The Saskatoon Photographer's Gallery initiated a co-operatively-run exhibition space and workshop which has continued to the present as an important centre for photographic activity in Western Canada. Early shows included the autobiographical narrative
works of Sandra Semchuk. Galerie Ville in Québec City and the Toronto Photographer's Workshop also provide venues for the exhibition of current photographic production. Compendiums of Canadian photography have included the "Banff Purchase" published
in 1979 by the Banff Centre for Continuing Education, the National Film Board Stills Division's "1984 Canadian Contemporary Photography,"
and the landmark "Montréal au XXe siècle: Regards de photographes" edited by Michel Lessard.
In 1985 the Canadian Museum of Contemporary Photography was established in Ottawa to carry on the mandate of the Stills Division of the National Film Board. "Mois de la Photo," a biannual, city-wide series of exhibitions and national and international photographic works, was initiated by the Montréal group Vox Populi in 1989. Montréal's CV Photo magazine highlights Canadian and particularly Québec contemporary photography.
Art departments, including those at Concordia University, the University of Ottawa, and the Nova Scotia College of Art and Design, began in the 1970s to offer both undergraduate and graduate programs in photographic studies; their students were influenced by theoretical discourse on photography written by Susan Sontag, Roland Barthes and others.
The result has been that photography in Canada in the 1980s and 1990s exhibits a fascinating plurality, often incorporating elements of sculpture and installation, and in many cases manifesting the influence of art theory and theoretical reflection on the medium. Donigan Cumming's 3-part project Reality and Motive in Documentary Photography, produced in the 1980s, relied on "deconstructions" of classic modes of documentary practice, employing the exaggerated use of lighting, props and pose and the obvious intervention of the photographer.
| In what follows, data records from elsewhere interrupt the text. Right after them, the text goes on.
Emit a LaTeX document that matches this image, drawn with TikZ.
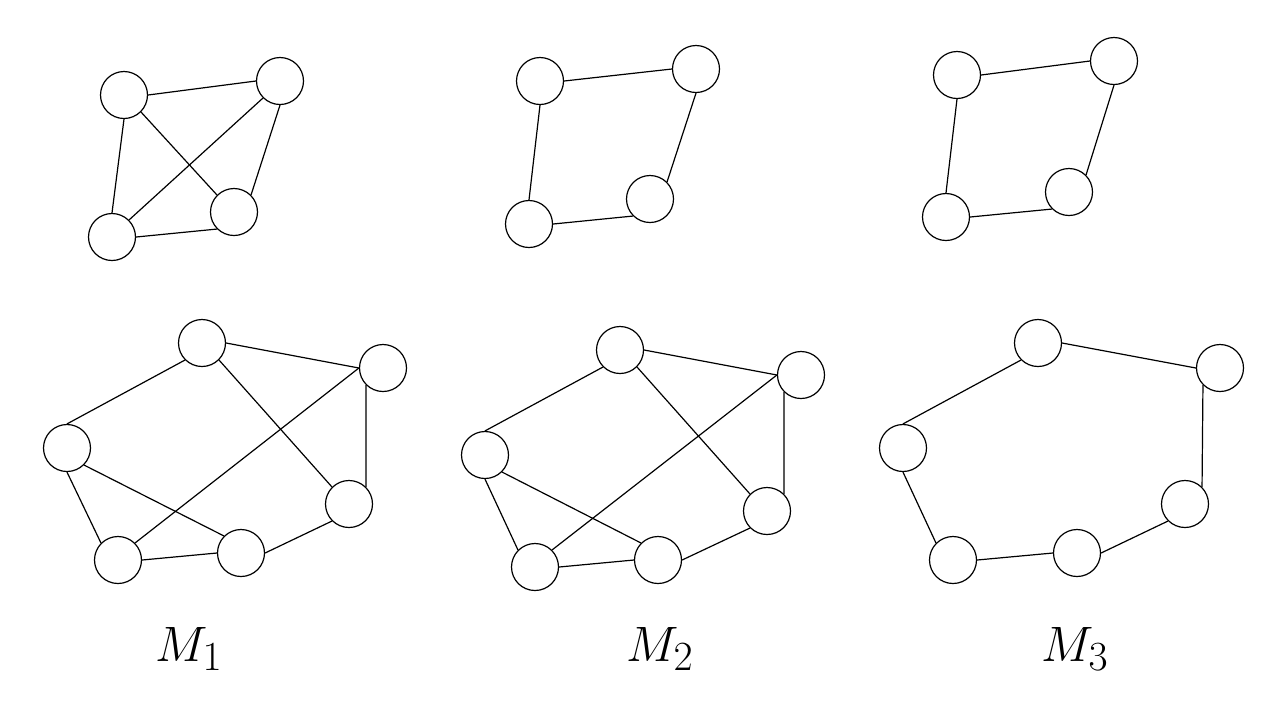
\documentclass[tikz,border=0pt]{standalone}
\usepackage{amsmath}
\usepackage{amssymb}
\usetikzlibrary{calc}

\begin{document}
\begin{tikzpicture}[x=0.5pt, y=-0.5pt, line width=0.6pt,
    vertex/.style={circle, draw, minimum size=23.5pt, inner sep=0pt},
    mlabel/.style={font=\Huge, anchor=base, inner sep=0pt}]
    \useasboundingbox (0,0) rectangle (1280,720);

    % M_1
    \node[vertex] at (124,95) (atl) {};
    \node[vertex] at (280,81) (atr) {};
    \node[vertex] at (234,212) (abr) {};
    \node[vertex] at (112,237) (abl) {};
    \draw (atl.east) -- (atr.west);
    \draw (atl.south) -- (abl.north);
    \draw (atl.south east) -- (abr.north west);
    \draw (atr.south west) -- (abl.north east);
    \draw (atr.south) -- (abr.north east);
    \draw (abl.east) -- (abr.south west);

    \node[vertex] at (202,343) (atop) {};
    \node[vertex] at (383,368) (aright) {};
    \node[vertex] at (67,448) (aleft) {};
    \node[vertex] at (349,504) (amid) {};
    \node[vertex] at (241,553) (abot) {};
    \node[vertex] at (118,560) (acorner) {};
    \draw (atop.east) -- (aright.west);
    \draw (atop.south west) -- (aleft.north);
    \draw (atop.south east) -- (amid.north west);
    \draw (aright.west) -- (acorner.north east);
    \draw (aright.south west) -- (amid.north east);
    \draw (aleft.south) -- (acorner.north west);
    \draw (aleft.south east) -- (abot.north west);
    \draw (acorner.east) -- (abot.west);
    \draw (abot.east) -- (amid.south west);
    \node[mlabel] at (189,661) (mone) {$M_1$};

    % M_2
    \node[vertex] at (540,81) (btl) {};
    \node[vertex] at (696,69) (btr) {};
    \node[vertex] at (650,199) (bbr) {};
    \node[vertex] at (529,224) (bbl) {};
    \draw (btl.east) -- (btr.west);
    \draw (btl.south) -- (bbl.north);
    \draw (btr.south) -- (bbr.north east);
    \draw (bbl.east) -- (bbr.south west);

    \node[vertex] at (620,350) (btop) {};
    \node[vertex] at (801,375) (bright) {};
    \node[vertex] at (485,455) (bleft) {};
    \node[vertex] at (767,511) (bmid) {};
    \node[vertex] at (658,560) (bbot) {};
    \node[vertex] at (535,567) (bcorner) {};
    \draw (btop.east) -- (bright.west);
    \draw (btop.south west) -- (bleft.north);
    \draw (btop.south east) -- (bmid.north west);
    \draw (bright.west) -- (bcorner.north east);
    \draw (bright.south west) -- (bmid.north east);
    \draw (bleft.south) -- (bcorner.north west);
    \draw (bleft.south east) -- (bbot.north west);
    \draw (bcorner.east) -- (bbot.west);
    \draw (bbot.east) -- (bmid.south west);
    \node[mlabel] at (660,661) (mtwo) {$M_2$};

    % M_3
    \node[vertex] at (957,75) (ctl) {};
    \node[vertex] at (1114,61) (ctr) {};
    \node[vertex] at (1069,192) (cbr) {};
    \node[vertex] at (946,217) (cbl) {};
    \draw (ctl.east) -- (ctr.west);
    \draw (ctl.south) -- (cbl.north);
    \draw (ctr.south) -- (cbr.north east);
    \draw (cbl.east) -- (cbr.south west);

    \node[vertex] at (1038,343) (ctop) {};
    \node[vertex] at (1220,368) (cright) {};
    \node[vertex] at (903,448) (cleft) {};
    \node[vertex] at (1185,504) (cmid) {};
    \node[vertex] at (1077,553) (cbot) {};
    \node[vertex] at (953,560) (ccorner) {};
    \draw (ctop.east) -- (cright.west);
    \draw (ctop.south west) -- (cleft.north);
    \draw (cright.south west) -- (cmid.north east);
    \draw (cleft.south) -- (ccorner.north west);
    \draw (ccorner.east) -- (cbot.west);
    \draw (cbot.east) -- (cmid.south west);
    \node[mlabel] at (1075,661) (mthree) {$M_3$};

\end{tikzpicture}
\end{document}
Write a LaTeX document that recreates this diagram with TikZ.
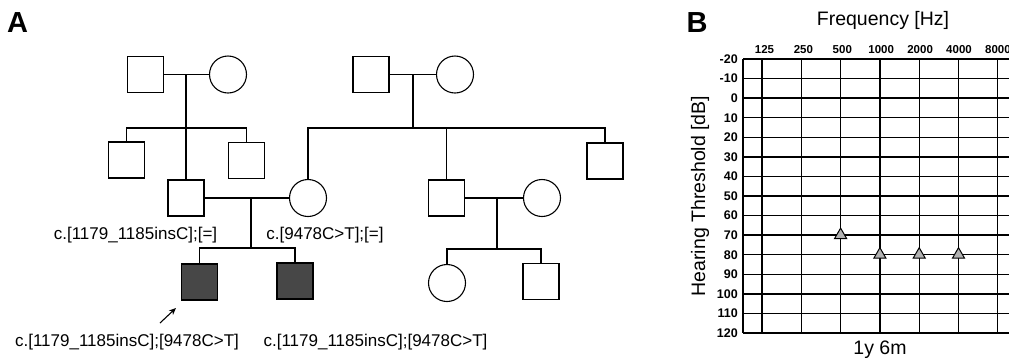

Concern about historical and media representation of previously marginalized groups has become paramount - the representation of women is examined in the images of Shari Hatt and Nicole Jolicoeur; of the children of Canadian immigrants in the photo-installations of Vid Ingelevics and Jin-me Yoon of First Nations peoples in the work of Shelly Niro and Arthur Renwick. Text accompanying or added to the image in the landscape photographs of Mark Ruwedel and Chris Dikeakos testify to the "invisible" cultural, environmental, industrial or military histories of the land. Angela Grauerholz and Genevieve Cadieux produce large-scale works that bring together aesthetic and philosophical questioning with the unique denotative properties of photography.
By the end of the 1980s Raymonde April's twenty years of autobiographical sequences had collectively become a cogent and poetic examination of the nature of photography itself. Evergon's lush, erotic colour Polaroid homages to the history of painting have been exhibited worldwide to great acclaim. Canadian photography at the start of the new century enjoys an outstanding reputation outside the country, and at home photography provides a fertile ground for some of the nation's most accomplished artistic activity.